Sotomayor Accused of Contradicting Herself on Involvement in Pro-Abortion Group
by Steven Ertelt
July 17, 2009
Washington, DC (LifeNews.com) — There is no question that Supreme Court nominee Sonia Sotomayor served on the board of directors of a pro-abortion Hispanic group. What is not known is whether Sotomayor had involvement in or knowledge of several legal briefs the group filed promoting unlimited abortions and taxpayer funding of them.
During questioning yesterday before the Senate Judiciary Committee, Sotomayor talked about her involvement in the Puerto Rican Legal Defense and Education Fund.
She told pro-life Sen. Lindsey Graham that she did not participate in reviewing or drafting the legal memos PRLDEF filed with the Supreme Court urging it to allow unrestricted abortion.

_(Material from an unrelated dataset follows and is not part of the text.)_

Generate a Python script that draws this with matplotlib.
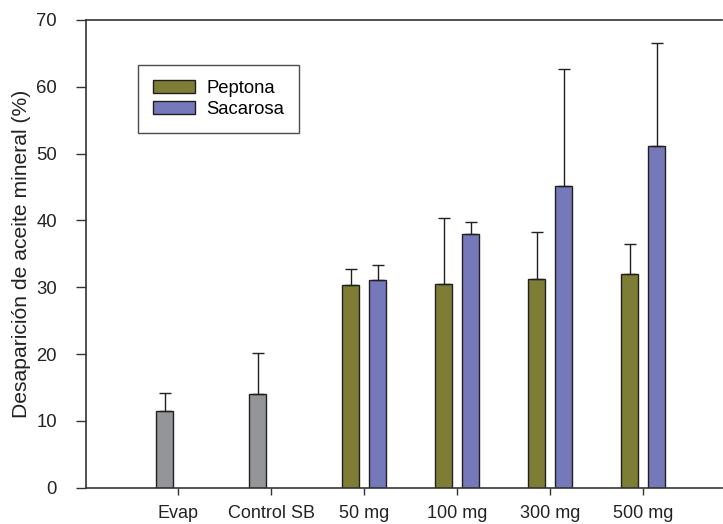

"I didn’t review the briefs. I did know that the fund had a health care docket that included challenges to certain limitations on a womans right to terminate her pregnancy under certain circumstances," she said.
Dawn Eden of Americans United for Life says Sotomayor later "made a serious contradiction of her own testimony" that was "at the very least misleading."
"In addition, she appears to have contradicted the known facts of her involvement with the PRLDEF, based on the minutes of the Funds litigation committee that have been made available to the Senate Judiciary Committee," Eden adds.
Looking at Sotomayor’s comments to Graham, Eden says "the word "docket’ refers to pending cases."
"When Sotomayor said she knew the Fund had a ‘docket,’ she was saying that she knew in advance that the Fund was making the argument against" abortion limits, Eden explains. "She knew that opposing common-sense abortion regulations was the Funds policy."
"But later, when Sen. [Orrin] Hatch went down the list of PRLDEF briefs, Sotomayor denied she had advance knowledge of the PRLDEFs legal efforts to fight these ‘limitations’ and she denied she was aware of the Funds policy opposing such limitations," Eden says.
Sotomayor told Hatch: "Obviously, it was involved in litigation, so I knew generally they were filing briefs, but I wouldn’t know until after the fact that a brief was actually filed. But I wouldn’t review it."
Eden contends, "Sotomayor here appears to not only be contradicting her previous statement to Sen. Graham, but also contradicting the known facts about her involvement with the PRLDEF."
She points out that the president of PRLDEF has already admitted that Sotomayor’s role was, in part, to "set policy."
Additionally, Eden relates, "there is evidence in the minutes of the meetings of the PRLDEF boards litigation committee, showing that Sotomayor was responsible for briefing the board on current litigation. Senate Republicans have access to these minutes and have posted information on their Leader Board blog about Sotomayors involvement."
Sotomayor was on the Funds litigation committee for several years, including 1988 and 1991, and one of the group’s briefs, in the Webster case, was filed in 1989 and a second, in Casey, was filed in 1991.
"So it is very possible that, while on the litigation committee, Sotomayor was involved in preparing those briefs. Besides, she was also on the PRLDEFs board itself during the entire time that all six of the Funds pro-abortion briefs were filed," Eden concludes.